Forum Moderators: coopster & phranque

Message Too Old, No Replies

Regular expressions / Apache logs

Driving me up the wall!

         

sugarkane

7:58 am on Apr 2, 2001 (gmt 0)

WebmasterWorld Senior Member 10+ Year Member



I'm trying to parse Apache logfiles, and having trouble splitting the user agent into a variable. The log is in the standard 'combined' format, and this is the code I'm using:

open (FP,"/root/logfile");
while(<FP>) {
($host,$rfc931,$user,$date,$request,$URL,$status,$bytes,$refer,$ua) = /^(\S+) (\S+) (\S+) \[([^]]+)\] "(\w+) (\S+).*" (\d+) (\S+) "(\S+)" ".*"/;
}
close(FP);

I can match every other field in the log, but $ua is always empty.

Any ideas?

Brett_Tabke

12:50 pm on Apr 2, 2001 (gmt 0)

WebmasterWorld Administrator 10+ Year Member Top Contributors Of The Month



<- no regex expert.

Which means I usually do it in steps.
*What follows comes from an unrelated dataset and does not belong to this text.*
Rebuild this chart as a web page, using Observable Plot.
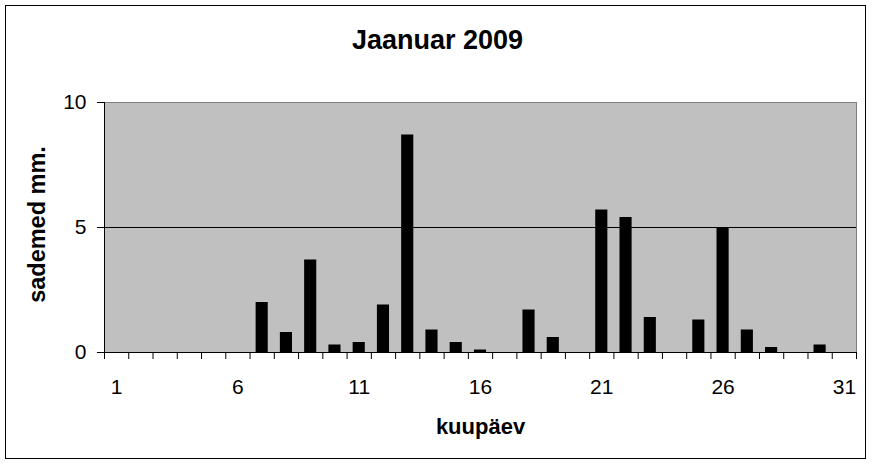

Normally, I'm not going to use every field, so breaking it down a few at a time isn't a big problem.
(line is the log line)...

($Domain,$rfc931,$authuser,$TimeDate,$Request,$Status,$Bytes,$Referrer,$Agent) = $line =~ /^(\S+) (\S+) (\S+) \[([^\]\[]+)\] \"([^"]*)\" (\S+) (\S+) \"?([^"]*)\"? \"([^"]*)\"/o;

sugarkane

2:25 pm on Apr 2, 2001 (gmt 0)

WebmasterWorld Senior Member 10+ Year Member



Thanks Brett, that works fine. Now, if I can only decipher how it works... ;)

How does the 'o' modifier at the end effect things?

Brett_Tabke

8:05 pm on Apr 2, 2001 (gmt 0)

WebmasterWorld Administrator 10+ Year Member Top Contributors Of The Month



The o keeps it from backtracking and reanalyzing the line if it can't find a match. Really speeds things up, but in this case it is a left over of older code as /o only is effective if the regex contains a variable.

See Perl FAQ 6 "What is /o really for?"